Monday, February 14, 2022



PHENOMENALITY: *marvelous*

Most of the American-made mashups of "colossal critters" don't involve combining two or more monsters who had their own features, after the fashion of such kaiju-characters as Godzilla, Rodan and Mothra. DINOCROC VS. SUPERGATOR, while not very memorable for any other reason, was at least preceded by one feature apiece for the two reptilian rowdies.

BOA VS. PYTHON at first looks to be following that general model, since the same production company had brought forth both PYTHON in 2000 and BOA in 2002. The starring creatures get killed at each film's conclusion, but death has never been a barrier to the resurrection of profitable monsters. The original Godzilla perishes at the end of his 1954 debut. The Big G who then appears in GODZILLA RAIDS AGAIN, and who later chalks up some twenty-thirty films later, is supposed to be another "Godzilla-saurus" of the same species.
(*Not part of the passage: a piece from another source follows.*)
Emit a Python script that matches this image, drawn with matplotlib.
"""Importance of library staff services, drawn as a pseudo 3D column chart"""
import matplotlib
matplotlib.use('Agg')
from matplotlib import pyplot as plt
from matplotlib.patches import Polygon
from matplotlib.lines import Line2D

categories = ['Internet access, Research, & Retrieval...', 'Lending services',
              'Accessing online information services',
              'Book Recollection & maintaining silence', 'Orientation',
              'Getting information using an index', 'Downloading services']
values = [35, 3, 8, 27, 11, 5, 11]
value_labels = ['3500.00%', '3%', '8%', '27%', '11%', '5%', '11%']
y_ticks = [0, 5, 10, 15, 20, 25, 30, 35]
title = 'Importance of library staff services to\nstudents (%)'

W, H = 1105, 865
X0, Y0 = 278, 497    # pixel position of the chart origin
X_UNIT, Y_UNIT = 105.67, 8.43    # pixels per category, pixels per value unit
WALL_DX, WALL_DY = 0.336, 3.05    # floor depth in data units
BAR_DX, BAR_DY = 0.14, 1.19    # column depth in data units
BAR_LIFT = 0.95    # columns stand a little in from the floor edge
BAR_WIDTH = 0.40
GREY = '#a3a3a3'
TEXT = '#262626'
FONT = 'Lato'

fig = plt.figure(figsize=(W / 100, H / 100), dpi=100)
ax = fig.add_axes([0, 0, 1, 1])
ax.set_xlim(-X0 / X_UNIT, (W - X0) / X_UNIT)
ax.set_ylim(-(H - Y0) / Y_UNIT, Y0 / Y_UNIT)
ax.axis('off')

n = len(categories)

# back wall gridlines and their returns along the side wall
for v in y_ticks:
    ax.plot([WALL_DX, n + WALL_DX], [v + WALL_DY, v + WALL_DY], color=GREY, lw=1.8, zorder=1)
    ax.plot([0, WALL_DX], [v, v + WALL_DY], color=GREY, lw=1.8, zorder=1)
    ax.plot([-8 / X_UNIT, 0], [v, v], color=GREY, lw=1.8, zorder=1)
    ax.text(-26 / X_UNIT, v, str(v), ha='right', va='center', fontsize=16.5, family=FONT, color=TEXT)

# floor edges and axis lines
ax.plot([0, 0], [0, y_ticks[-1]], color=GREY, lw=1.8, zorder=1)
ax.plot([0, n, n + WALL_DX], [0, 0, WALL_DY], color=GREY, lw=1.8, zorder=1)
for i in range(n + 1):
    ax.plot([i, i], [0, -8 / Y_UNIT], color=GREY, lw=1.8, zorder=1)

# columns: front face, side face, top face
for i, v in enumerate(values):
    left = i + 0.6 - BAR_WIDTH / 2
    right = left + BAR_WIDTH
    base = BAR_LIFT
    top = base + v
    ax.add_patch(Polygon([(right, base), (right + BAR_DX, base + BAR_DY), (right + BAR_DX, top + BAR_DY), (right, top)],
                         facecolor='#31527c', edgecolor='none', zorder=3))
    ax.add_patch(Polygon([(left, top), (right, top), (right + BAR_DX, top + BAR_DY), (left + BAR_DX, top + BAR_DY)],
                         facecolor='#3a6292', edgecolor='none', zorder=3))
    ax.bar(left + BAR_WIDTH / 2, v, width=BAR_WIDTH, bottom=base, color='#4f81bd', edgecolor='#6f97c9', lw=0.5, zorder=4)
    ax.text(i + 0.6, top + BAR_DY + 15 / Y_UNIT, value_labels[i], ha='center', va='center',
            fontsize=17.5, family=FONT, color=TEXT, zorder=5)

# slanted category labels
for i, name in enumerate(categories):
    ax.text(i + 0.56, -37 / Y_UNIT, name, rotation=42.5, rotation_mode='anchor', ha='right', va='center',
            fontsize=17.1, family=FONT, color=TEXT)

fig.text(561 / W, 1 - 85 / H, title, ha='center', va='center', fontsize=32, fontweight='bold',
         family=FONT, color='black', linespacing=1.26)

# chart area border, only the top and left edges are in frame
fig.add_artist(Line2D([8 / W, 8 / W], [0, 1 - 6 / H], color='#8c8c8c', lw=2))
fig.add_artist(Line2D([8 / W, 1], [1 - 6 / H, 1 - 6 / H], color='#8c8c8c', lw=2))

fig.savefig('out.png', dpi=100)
Thus it would have been easy for the makers of BOA VS. PYTHON to have a new pair of monsters of the same species as the originals.

Instead, the producers only followed half the formula. In the original PYTHON, the big beastie was a genetically bred monstrosity, and VS. suggests that some laboratory out there has once more produced another in the series. At least, that's the logical conclusion when a ruthless millionaire promoter has a titanic python shipped into the U.S. from parts unknown, for the purpose of organizing python-hunts for rich assholes. FBI agent Sharpe investigates when the python breaks loose from its transport and kills some people, and some of his dialogue suggests that he's familiar with the events of PYTHON. Thus VS. is in continuity with PYTHON.
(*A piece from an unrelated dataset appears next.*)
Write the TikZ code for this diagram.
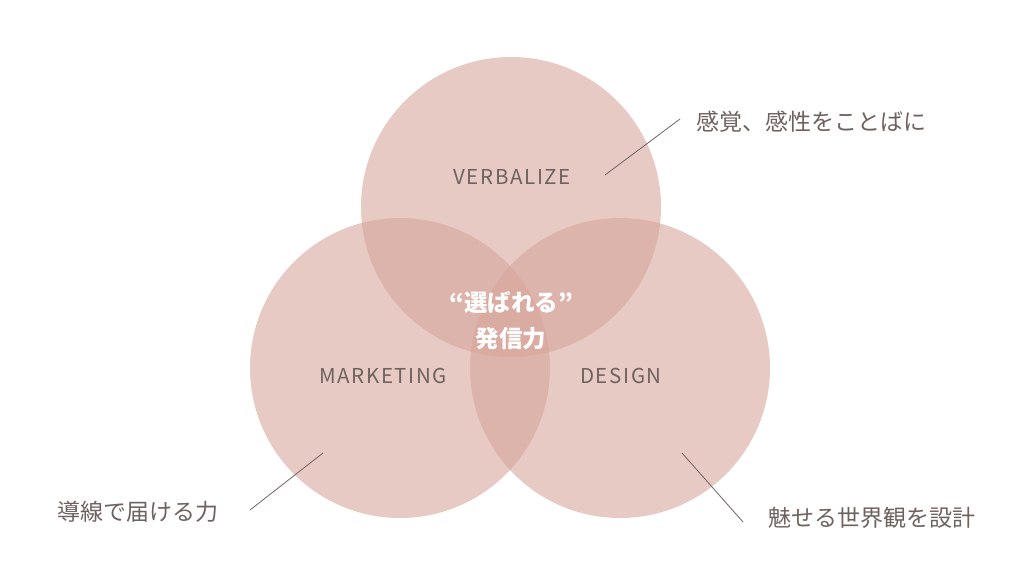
\documentclass[tikz,border=0pt]{standalone}
\usepackage{fontspec}
\setmainfont{Noto Sans CJK JP}
\newfontfamily\jpfont{Noto Sans CJK JP}
\newfontfamily\enfont[LetterSpace=8]{Noto Sans CJK JP}
\definecolor{circfill}{RGB}{214,164,153}
\definecolor{txtgray}{RGB}{110,98,95}
\definecolor{linegray}{RGB}{110,100,98}
\tikzset{
  venn/.style={circle, fill=circfill, fill opacity=0.58, draw=none, minimum size=300pt, inner sep=0pt},
  enlabel/.style={text=txtgray, font=\enfont\fontsize{20.5}{24}\selectfont, inner sep=0pt},
  jplabel/.style={text=txtgray, font=\jpfont\fontsize{23}{27}\selectfont, inner sep=0pt},
  center/.style={text=white, font=\jpfont\bfseries\fontsize{23.5}{28}\selectfont, inner sep=0pt},
  leader/.style={draw=linegray, line width=0.8pt}
}
\begin{document}
\begin{tikzpicture}[x=1pt,y=-1pt]
\useasboundingbox (0,0) rectangle (1024,576);
\node[venn] (top) at (511,207) {};
\node[venn] (left) at (400,368) {};
\node[venn] (right) at (620,368) {};
\node[enlabel] (verb) at (512,177) {VERBALIZE};
\node[enlabel] (mkt) at (383,376) {MARKETING};
\node[enlabel] (des) at (621,376) {DESIGN};
\node[center] (c1) at (511,302) {“選ばれる”};
\node[center] (c2) at (511,339) {発信力};
\coordinate (t1) at (605,175);
\coordinate (t2) at (680,119);
\coordinate (l1) at (250,510);
\coordinate (l2) at (323,453);
\coordinate (r1) at (682,453);
\coordinate (r2) at (743,522);
\draw[leader] (t1) -- (t2);
\draw[leader] (l1) -- (l2);
\draw[leader] (r1) -- (r2);
\node[jplabel, anchor=west] (tl) at (696,122) {感覚、感性をことばに};
\node[jplabel, anchor=east] (ll) at (219,512) {導線で届ける力};
\node[jplabel, anchor=west] (rl) at (768,518) {魅せる世界観を設計};
\end{tikzpicture}
\end{document}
However, in the original BOA, the colossal critter was a gigantic prehistoric snake who made things hot for the prisoners in an Antarctic prison. The boa of VS., while still pretty big, has been nurtured in a laboratory, possibly with genetic enhancement as well. 

Agent Sharpe somehow finds out about the big boa, cared for a scientist named Emmett (David "STARGATE TV show" Hewlett), and the agent decides that he can use the boa to hunt the python. But first the boa has to be further enhanced with tracking technology, garnered from yet another scientist, Dr. Bonds (Jaime "SON OF THE BEACH" Bergman). Though there's a hint of romance between the two name-actors, they're mostly there to exchange bits of information about matters herpetological.

The simple plot is improved by a few touches of humor, such as the opening, in which the promoter attends a match between a pair of wresters nicknamed "Boa" and "Python." There's also a few moments of female nudity, which one doesn't usually see in such films-- though the most attention-getting sex-scene in VS. takes place off-camera, when the male python gets it on with the female boa. Later the boa lays eggs, which led me to check out the actual possibility of such constrictors interbreeding-- and as it happens, it does seem to be possible. But Papa Snake eats his young, and Mama Snake has a problem with that, thus paving the way for a modestly animated colossal critter battle at the climax.